Sorry England in dire need of mettle detector

England lost the first Test in a hail of Mitchell Johnson bouncers, verbal slights and misbegotten shots.
(File photo/AP)
(File photo/AP)

England lost the first Test in a hail of Mitchell Johnson bouncers, verbal slights and misbegotten shots. If Alastair Cook's side are to get back into the series the batsmen need to find added mettle to deal with the first two and extra discipline to minimise the third. If they do not, the urn will be changing hands sooner than even the most optimistic Australian thought.

England's defeat, by 381 runs after they were dismissed in their second innings for 179, was humiliation plain and simple. It only just avoided being England's worst loss, in terms of runs, on Australian soil, behind the 384-run shocker by Nasser Hussain's team in 2002, also at the Gabba, and the 382-run defeat at Adelaide in 1895.

Hussain's side were inferior to their opponents in almost all positions, whereas Cook's should have been bolstered by a 3-0 Ashes victory just three months ago. England now head to Alice Springs for a two-day match against Cricket Australia Chairman's XI - a trip which will, Cook says, be for regrouping and truth telling.

Cook may need to look at his captaincy. England dominated this match for most of the first day but thereafter it was all Australia after he allowed them to recover from 132 for six in their first innings to 295 all out. He did, as Shane Warne has long pointed out, let the game drift, a costly mistake when his team then lost both their way and their confidence after being roughed up and ruffled by Johnson's pace.

Fast bowlers are precious commodities and Johnson's nine wickets swayed the match. With the seeds of doubt sown in the first innings, he tore in with relish as Australia, hunted only their second win of the year.

Two storms threatened to take the match into the final day, but with Johnson's mouth working as fast as his arm, England's batsmen were dissuaded from hanging around.

The verbal exchanges between the sides appear to have gone up a notch from the summer, although that was denied by Michael Clarke, Australia's captain. As Australia pushed for the final wicket, Clarke was caught on the stump mic suggesting that James Anderson "get ready for a f------ broken thumb". Such utterances may sound boorish but they have been around since W?G Grace's day and are nothing new, even when teams do not have a fast bowler to back them up as Australia do now.

The same goes for David Warner's claim that Jonathan Trott had "scared eyes" when he faced Johnson and that the manner of his dismissals was "pretty poor and pretty weak". Twenty years ago, Michael Atherton said in a newspaper interview that Steve Waugh was so scared of fast bowling that you could "see it running down his leg". Waugh made England pay by making runs and helping Australia to win the Ashes.
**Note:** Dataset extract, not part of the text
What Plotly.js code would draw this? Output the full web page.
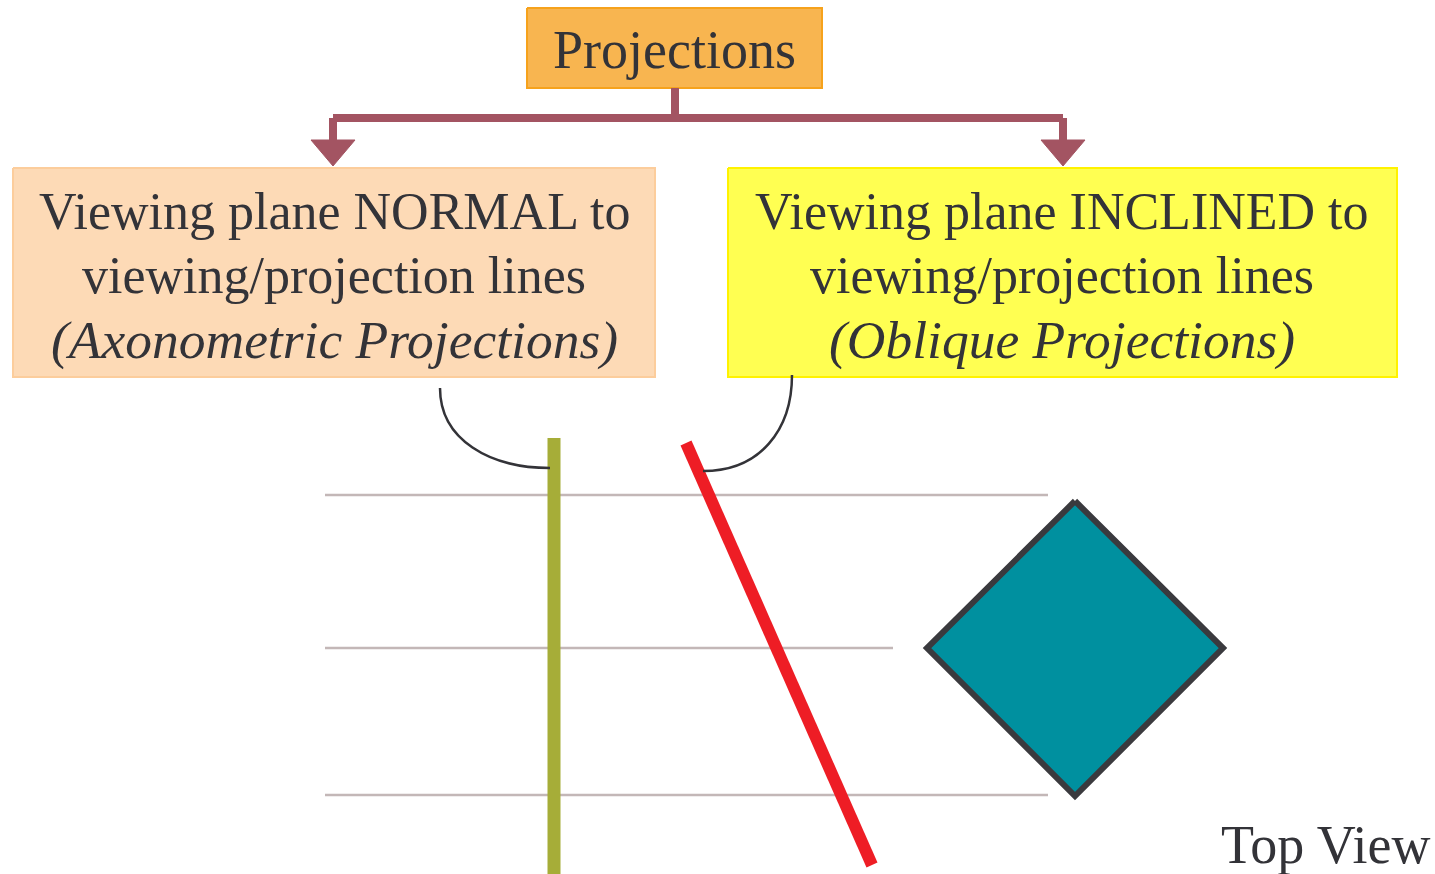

Johnson has certainly been the -difference between the Australia England beat in the summer and the one that confronted them here with all the brash confidence of old. Extreme pace - and Johnson mustered plenty - changes mindsets. The belief that you can extricate yourself from the mire, which England mostly did at home last summer, suddenly diminishes when someone is firing missiles around your head at 90mph.

The other thing pace does is make established players change their method, as Jonathan Trott has. His dismissal by Johnson on Saturday, when he was caught trying to hit away to leg for the second time in the match, was unbecoming of player averaging 46 and with his experience. He can expect no respite either with Johnson confirming he would "keep doing it as it is working".

The on-side is Trott's strength but a leading batsman cannot shrug and say "that is the way I play", especially when Johnson has made it look so flawed. Good players find ways of coping with new challenges, as Cook showed. England's captain likes to pull and hook but he shelved those shots against Johnson. Instead he uppercut him to third man but changed again when Clarke set a fly slip, opting to sway out of the way.

Indeed, only Cook, Ian Bell and Joe Root showed the necessary grit and technique needed to cope with the pace and menace of Johnson. Given that he can bowl from only one end, and for only about 20 overs a day, some of Cook's team-mates should thank their good fortune they did not play 30 years earlier when the West Indies pace quartets dished it out from both ends all day. On this evidence some lofty careers would have been over long ago.

Johnson took nine wickets the last time Australia beat England, in Perth three years ago. The drop-in pitch at Adelaide, where the second Test will be played, should have less pace than that or even the Gabba. Yet, whether surfaces are quick or slow, Johnson has enjoyed tasting English lamb and is likely to be a handful from now on.